> _Given problem_
Check each line below for "this" and report how many have it, nothing else.

> _Extracted information_
----
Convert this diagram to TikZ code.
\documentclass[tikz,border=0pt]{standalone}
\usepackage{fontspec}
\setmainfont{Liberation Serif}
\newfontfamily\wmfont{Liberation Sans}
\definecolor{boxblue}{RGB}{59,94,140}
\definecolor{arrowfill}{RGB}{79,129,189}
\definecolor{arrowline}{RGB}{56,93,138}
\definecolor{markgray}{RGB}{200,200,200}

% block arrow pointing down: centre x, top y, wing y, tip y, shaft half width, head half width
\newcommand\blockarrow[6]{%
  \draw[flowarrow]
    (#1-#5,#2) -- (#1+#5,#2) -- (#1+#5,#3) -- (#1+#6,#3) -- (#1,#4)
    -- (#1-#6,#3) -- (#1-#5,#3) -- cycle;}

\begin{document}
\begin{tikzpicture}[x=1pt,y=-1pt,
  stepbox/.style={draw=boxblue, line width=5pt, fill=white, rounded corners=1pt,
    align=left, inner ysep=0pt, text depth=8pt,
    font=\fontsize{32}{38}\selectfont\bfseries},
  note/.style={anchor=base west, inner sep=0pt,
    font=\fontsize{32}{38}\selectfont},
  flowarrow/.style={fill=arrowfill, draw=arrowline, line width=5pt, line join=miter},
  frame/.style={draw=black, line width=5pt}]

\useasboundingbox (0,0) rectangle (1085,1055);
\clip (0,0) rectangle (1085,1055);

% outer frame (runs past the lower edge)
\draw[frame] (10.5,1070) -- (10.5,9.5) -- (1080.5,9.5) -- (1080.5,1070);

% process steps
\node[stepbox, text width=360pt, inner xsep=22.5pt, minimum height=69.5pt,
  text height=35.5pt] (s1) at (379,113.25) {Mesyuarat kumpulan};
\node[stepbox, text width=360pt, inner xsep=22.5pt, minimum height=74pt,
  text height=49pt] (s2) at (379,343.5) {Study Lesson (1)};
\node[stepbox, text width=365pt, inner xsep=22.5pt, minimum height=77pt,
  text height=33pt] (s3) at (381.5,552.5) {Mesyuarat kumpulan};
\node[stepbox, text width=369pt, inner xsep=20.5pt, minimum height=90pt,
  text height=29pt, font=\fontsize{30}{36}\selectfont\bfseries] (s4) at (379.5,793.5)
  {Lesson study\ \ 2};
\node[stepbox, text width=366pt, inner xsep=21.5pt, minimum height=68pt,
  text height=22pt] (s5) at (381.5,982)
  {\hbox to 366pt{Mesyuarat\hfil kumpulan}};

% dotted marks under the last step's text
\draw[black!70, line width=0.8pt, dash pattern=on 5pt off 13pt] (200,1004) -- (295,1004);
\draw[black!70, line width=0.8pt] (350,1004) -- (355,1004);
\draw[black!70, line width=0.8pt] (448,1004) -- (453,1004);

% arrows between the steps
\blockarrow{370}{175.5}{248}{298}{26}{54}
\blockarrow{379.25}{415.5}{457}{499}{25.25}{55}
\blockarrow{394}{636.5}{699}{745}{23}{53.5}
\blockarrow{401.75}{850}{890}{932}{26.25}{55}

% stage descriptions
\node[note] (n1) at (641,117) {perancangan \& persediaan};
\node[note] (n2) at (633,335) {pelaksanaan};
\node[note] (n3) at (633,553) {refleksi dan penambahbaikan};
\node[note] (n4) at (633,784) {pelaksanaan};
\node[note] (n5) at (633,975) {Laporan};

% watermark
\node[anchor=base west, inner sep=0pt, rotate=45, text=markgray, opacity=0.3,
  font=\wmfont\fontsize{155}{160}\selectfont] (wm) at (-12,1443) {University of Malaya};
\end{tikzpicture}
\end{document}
----
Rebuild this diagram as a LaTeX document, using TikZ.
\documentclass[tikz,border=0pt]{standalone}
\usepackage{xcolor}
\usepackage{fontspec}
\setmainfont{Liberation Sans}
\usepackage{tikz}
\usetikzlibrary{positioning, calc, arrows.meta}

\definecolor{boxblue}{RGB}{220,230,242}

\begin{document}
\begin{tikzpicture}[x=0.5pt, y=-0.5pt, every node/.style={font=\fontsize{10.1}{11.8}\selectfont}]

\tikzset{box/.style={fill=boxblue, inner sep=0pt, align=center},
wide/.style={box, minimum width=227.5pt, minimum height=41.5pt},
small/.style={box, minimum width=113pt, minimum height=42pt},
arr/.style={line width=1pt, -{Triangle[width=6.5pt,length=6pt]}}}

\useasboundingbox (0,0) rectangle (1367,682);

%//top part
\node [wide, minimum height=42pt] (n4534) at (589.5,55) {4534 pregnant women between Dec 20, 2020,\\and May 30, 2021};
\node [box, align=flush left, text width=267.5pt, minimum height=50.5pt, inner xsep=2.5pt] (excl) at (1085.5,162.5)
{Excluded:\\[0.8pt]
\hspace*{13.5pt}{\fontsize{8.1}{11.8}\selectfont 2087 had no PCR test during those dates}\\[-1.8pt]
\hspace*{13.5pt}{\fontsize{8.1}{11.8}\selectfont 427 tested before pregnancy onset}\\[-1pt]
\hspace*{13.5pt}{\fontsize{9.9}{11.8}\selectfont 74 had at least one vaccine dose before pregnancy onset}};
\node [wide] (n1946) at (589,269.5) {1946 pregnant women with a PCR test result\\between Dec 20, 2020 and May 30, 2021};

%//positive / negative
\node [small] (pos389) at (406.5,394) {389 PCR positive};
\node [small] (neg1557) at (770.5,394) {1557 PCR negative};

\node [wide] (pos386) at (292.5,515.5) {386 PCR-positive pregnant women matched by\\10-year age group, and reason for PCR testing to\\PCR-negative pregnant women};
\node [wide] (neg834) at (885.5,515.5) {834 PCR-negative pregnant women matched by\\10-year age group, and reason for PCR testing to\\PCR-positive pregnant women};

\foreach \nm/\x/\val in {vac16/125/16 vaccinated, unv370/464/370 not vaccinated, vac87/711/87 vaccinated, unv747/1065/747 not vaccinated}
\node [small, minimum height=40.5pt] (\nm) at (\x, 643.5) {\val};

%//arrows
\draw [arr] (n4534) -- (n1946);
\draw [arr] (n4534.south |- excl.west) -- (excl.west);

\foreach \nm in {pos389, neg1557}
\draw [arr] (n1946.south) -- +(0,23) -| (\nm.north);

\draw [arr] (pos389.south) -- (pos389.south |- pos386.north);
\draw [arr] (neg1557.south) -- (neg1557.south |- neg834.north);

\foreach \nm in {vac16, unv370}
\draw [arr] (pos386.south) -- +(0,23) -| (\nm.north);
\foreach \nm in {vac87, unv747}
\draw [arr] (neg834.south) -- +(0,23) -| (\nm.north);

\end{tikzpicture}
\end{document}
----
> _Final answer_
2